I started leaving my seat to walk towards the board when I was four. As I grew older, I had to walk further and further. By the time I was eight, I was going all the way to the board.
I can’t remember the times before that — what my sight was like before I became short-sighted. I like to imagine the world looked the way it does as I see it whenever I put on my glasses today — bright and colorful.
“You mean you can’t see that?” people with 20/20 vision ask me sometimes. Then they point to someone standing just a little distance away and ask the stupid question, “Can you see the guy standing over there?”
Of course I can — I’m not blind!
The world through my eyes is different. I squint to make out text not too far away — sometimes I have to close my right eye as my left is slightly better. Because I find it difficult to make out faces from afar, I recognize people by their other features — gait, complexion, figure, voice…even dressing. I make guesses when ordering at Wendy’s or McDonald’s because I can’t read the displays.
It’s not altogether a life of woe. Looking out of the window when driving past accidents, it is indeed a blessing not to be able to make out all the gore. Not joining the peculiar group of guys who peeked up girls’ skirts because I wouldn’t have seen a thing anyway — not unless I brought my face to within 30cm or less of the focus (and perhaps received a couple of slaps for my effort).
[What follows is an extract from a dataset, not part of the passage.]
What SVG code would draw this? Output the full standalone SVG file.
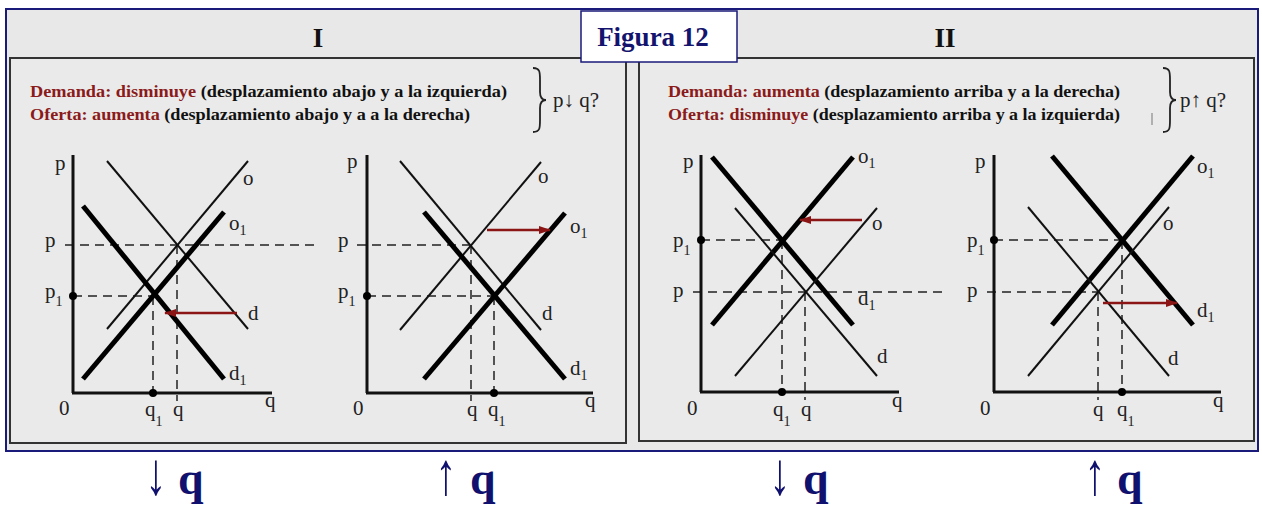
<svg xmlns="http://www.w3.org/2000/svg" width="1262" height="507" viewBox="0 0 1262 507">
<style>
.thin{stroke:#111;stroke-width:2;fill:none}
.thick{stroke:#000;stroke-width:5;fill:none}
.axis{stroke:#111;stroke-width:3;fill:none}
.dash{stroke:#222;stroke-width:1.5;stroke-dasharray:9 6;fill:none}
.shift{stroke:#8b1414;stroke-width:2.5;fill:none;marker-end:url(#ah)}
.dot{fill:#000}
.lbl{font-family:"Liberation Serif",serif;font-size:21px;fill:#222}
.sub{font-size:14px}
.hd{font-family:"Liberation Serif",serif;font-weight:bold;fill:#111}
.txt{font-family:"Liberation Serif",serif;font-size:17.5px;font-weight:bold;fill:#111}
.red{fill:#8b1a1a}
.bq{font-family:"Liberation Serif",serif;font-size:46px;font-weight:bold;fill:#10106e}
.ar{font-family:"Liberation Serif",serif;font-size:60px;fill:#10106e}
</style>
<defs>
<marker id="ah" viewBox="0 0 12 8" refX="11" refY="4" markerWidth="12" markerHeight="8" markerUnits="userSpaceOnUse" orient="auto">
<path d="M0,0 L12,4 L0,8 Z" fill="#8b1414"/>
</marker>
</defs>
<rect width="1262" height="507" fill="#fff"/>
<g id="frame">
<rect x="6" y="9" width="1252" height="442" fill="#e8e8e8" stroke="#1a1a7a" stroke-width="2"/>
<rect x="10" y="58" width="616" height="385" fill="#eaeaea" stroke="#333" stroke-width="2"/>
<rect x="639" y="58" width="615" height="383" fill="#eaeaea" stroke="#333" stroke-width="2"/>
<text class="hd" x="318" y="47" font-size="27" text-anchor="middle">I</text>
<text class="hd" x="945" y="47" font-size="27" text-anchor="middle">II</text>
</g>
<g id="title">
<rect x="581" y="11" width="156" height="51" fill="#fff" stroke="#1a1a7a" stroke-width="1.5"/>
<text x="653" y="46" text-anchor="middle" font-family="'Liberation Serif',serif" font-size="27" font-weight="bold" fill="#14146e">Figura 12</text>
</g>
<g id="caption-I">
<text class="txt" x="30" y="97" textLength="477" lengthAdjust="spacingAndGlyphs"><tspan class="red">Demanda: disminuye</tspan> (desplazamiento abajo y a la izquierda)</text>
<text class="txt" x="30" y="120" textLength="440" lengthAdjust="spacingAndGlyphs"><tspan class="red">Oferta: aumenta</tspan> (desplazamiento abajo y a a la derecha)</text>
<path d="M533,68 C540,68 540,72 540,80 L540,92 C540,97 542,100 546,100 C542,100 540,103 540,108 L540,120 C540,128 540,132 533,132" fill="none" stroke="#222" stroke-width="1.8"/>
<text class="lbl" x="553" y="107" font-size="20">p<tspan font-weight="bold">↓</tspan> q?</text>
</g>
<g id="caption-II">
<text class="txt" x="668" y="97" textLength="452" lengthAdjust="spacingAndGlyphs"><tspan class="red">Demanda: aumenta</tspan> (desplazamiento arriba y a la derecha)</text>
<text class="txt" x="668" y="120" textLength="452" lengthAdjust="spacingAndGlyphs"><tspan class="red">Oferta: disminuye</tspan> (desplazamiento arriba y a la izquierda)</text>
<line x1="1152" y1="113" x2="1152" y2="125" stroke="#777" stroke-width="1"/>
<path d="M1163,68 C1170,68 1170,72 1170,80 L1170,92 C1170,97 1172,100 1176,100 C1172,100 1170,103 1170,108 L1170,120 C1170,128 1170,132 1163,132" fill="none" stroke="#222" stroke-width="1.8"/>
<text class="lbl" x="1180" y="107" font-size="20">p<tspan font-weight="bold">↑</tspan> q?</text>
</g>
<g id="chart1">
<line class="dash" x1="65" y1="245" x2="320" y2="245"/>
<line class="dash" x1="73" y1="296" x2="153" y2="296"/>
<line class="dash" x1="153" y1="296" x2="153" y2="393"/>
<line class="dash" x1="177" y1="245" x2="177" y2="401"/>
<line class="axis" x1="73" y1="155" x2="73" y2="393"/>
<line class="axis" x1="72" y1="393" x2="272" y2="393"/>
<line class="thin" x1="107" y1="329" x2="248" y2="161"/>
<line class="thin" x1="107" y1="161" x2="248" y2="329"/>
<line class="thick" x1="83" y1="379" x2="224" y2="212"/>
<line class="thick" x1="83" y1="206" x2="224" y2="379"/>
<line class="shift" x1="237" y1="313" x2="165" y2="313"/>
<circle class="dot" cx="73" cy="296" r="4"/>
<circle class="dot" cx="153" cy="393" r="4"/>
<text class="lbl" x="55" y="170">p</text>
<text class="lbl" x="45" y="247">p</text>
<text class="lbl" x="45" y="298">p<tspan class="sub" dy="8">1</tspan></text>
<text class="lbl" x="59" y="415">0</text>
<text class="lbl" x="145" y="416">q<tspan class="sub" dy="10">1</tspan></text>
<text class="lbl" x="173" y="416">q</text>
<text class="lbl" x="265" y="407">q</text>
<text class="lbl" x="243" y="185">o</text>
<text class="lbl" x="229" y="230">o<tspan class="sub" dy="5">1</tspan></text>
<text class="lbl" x="248" y="320">d</text>
<text class="lbl" x="229" y="380">d<tspan class="sub" dy="5">1</tspan></text>
</g>
<g id="chart2">
<line class="dash" x1="357" y1="245" x2="470" y2="245"/>
<line class="dash" x1="367" y1="296" x2="494" y2="296"/>
<line class="dash" x1="471" y1="245" x2="471" y2="401"/>
<line class="dash" x1="494" y1="296" x2="494" y2="393"/>
<line class="axis" x1="367" y1="155" x2="367" y2="393"/>
<line class="axis" x1="366" y1="393" x2="593" y2="393"/>
<line class="thin" x1="400" y1="330" x2="541" y2="162"/>
<line class="thin" x1="400" y1="161" x2="541" y2="330"/>
<line class="thick" x1="424" y1="379" x2="565" y2="213"/>
<line class="thick" x1="424" y1="212" x2="565" y2="379"/>
<line class="shift" x1="487" y1="230" x2="550" y2="230"/>
<circle class="dot" cx="367" cy="296" r="4"/>
<circle class="dot" cx="494" cy="393" r="4"/>
<text class="lbl" x="347" y="168">p</text>
<text class="lbl" x="338" y="247">p</text>
<text class="lbl" x="338" y="298">p<tspan class="sub" dy="8">1</tspan></text>
<text class="lbl" x="353" y="415">0</text>
<text class="lbl" x="467" y="416">q</text>
<text class="lbl" x="488" y="416">q<tspan class="sub" dy="10">1</tspan></text>
<text class="lbl" x="585" y="407">q</text>
<text class="lbl" x="538" y="183">o</text>
<text class="lbl" x="570" y="233">o<tspan class="sub" dy="5">1</tspan></text>
<text class="lbl" x="542" y="320">d</text>
<text class="lbl" x="570" y="375">d<tspan class="sub" dy="5">1</tspan></text>
</g>
<g id="chart3">
<line class="dash" x1="693" y1="292" x2="945" y2="292"/>
<line class="dash" x1="701" y1="240" x2="782" y2="240"/>
<line class="dash" x1="782" y1="240" x2="782" y2="392"/>
<line class="dash" x1="805" y1="292" x2="805" y2="400"/>
<line class="axis" x1="701" y1="155" x2="701" y2="392"/>
<line class="axis" x1="700" y1="392" x2="899" y2="392"/>
<line class="thick" x1="712" y1="325" x2="853" y2="157"/>
<line class="thick" x1="712" y1="157" x2="853" y2="325"/>
<line class="thin" x1="735" y1="376" x2="877" y2="208"/>
<line class="thin" x1="735" y1="208" x2="877" y2="376"/>
<line class="shift" x1="862" y1="220" x2="800" y2="220"/>
<circle class="dot" cx="701" cy="240" r="4"/>
<circle class="dot" cx="782" cy="392" r="4"/>
<text class="lbl" x="683" y="168">p</text>
<text class="lbl" x="673" y="247">p<tspan class="sub" dy="8">1</tspan></text>
<text class="lbl" x="673" y="297">p</text>
<text class="lbl" x="687" y="415">0</text>
<text class="lbl" x="773" y="416">q<tspan class="sub" dy="10">1</tspan></text>
<text class="lbl" x="801" y="416">q</text>
<text class="lbl" x="892" y="407">q</text>
<text class="lbl" x="858" y="163">o<tspan class="sub" dy="5">1</tspan></text>
<text class="lbl" x="872" y="230">o</text>
<text class="lbl" x="858" y="305">d<tspan class="sub" dy="5">1</tspan></text>
<text class="lbl" x="877" y="363">d</text>
</g>
<g id="chart4">
<line class="dash" x1="987" y1="292" x2="1098" y2="292"/>
<line class="dash" x1="994" y1="240" x2="1122" y2="240"/>
<line class="dash" x1="1098" y1="292" x2="1098" y2="400"/>
<line class="dash" x1="1122" y1="240" x2="1122" y2="392"/>
<line class="axis" x1="994" y1="155" x2="994" y2="392"/>
<line class="axis" x1="993" y1="392" x2="1221" y2="392"/>
<line class="thick" x1="1052" y1="156" x2="1193" y2="325"/>
<line class="thick" x1="1052" y1="325" x2="1193" y2="156"/>
<line class="thin" x1="1028" y1="207" x2="1169" y2="376"/>
<line class="thin" x1="1028" y1="376" x2="1169" y2="207"/>
<line class="shift" x1="1103" y1="303" x2="1177" y2="303"/>
<circle class="dot" cx="994" cy="240" r="4"/>
<circle class="dot" cx="1122" cy="392" r="4"/>
<text class="lbl" x="975" y="168">p</text>
<text class="lbl" x="967" y="247">p<tspan class="sub" dy="8">1</tspan></text>
<text class="lbl" x="967" y="297">p</text>
<text class="lbl" x="980" y="415">0</text>
<text class="lbl" x="1093" y="416">q</text>
<text class="lbl" x="1117" y="416">q<tspan class="sub" dy="10">1</tspan></text>
<text class="lbl" x="1213" y="407">q</text>
<text class="lbl" x="1197" y="173">o<tspan class="sub" dy="5">1</tspan></text>
<text class="lbl" x="1163" y="230">o</text>
<text class="lbl" x="1197" y="317">d<tspan class="sub" dy="5">1</tspan></text>
<text class="lbl" x="1168" y="365">d</text>
</g>
<g id="results">
<text class="ar" text-anchor="middle" transform="translate(156,494) scale(0.7,1)">↓</text>
<text class="bq" x="178" y="494">q</text>
<text class="ar" text-anchor="middle" transform="translate(446,494) scale(0.7,1)">↑</text>
<text class="bq" x="470" y="494">q</text>
<text class="ar" text-anchor="middle" transform="translate(780,494) scale(0.7,1)">↓</text>
<text class="bq" x="803" y="494">q</text>
<text class="ar" text-anchor="middle" transform="translate(1095,494) scale(0.7,1)">↑</text>
<text class="bq" x="1117" y="494">q</text>
</g>
</svg>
My glasses kept getting broken — I got them when I was quite young, and thought I looked ‘cool’ wearing them while playing football. More often than not I was without them while they got fixed, or replaced, and have pretty much gotten used to living without them.
Here’s to the bright, wonderful world I see with my glasses on — and to the many ‘evils’ I’m spared from seeing without them.
I’m still in and out. Work, school, more work. We’ll see what we can do about all that.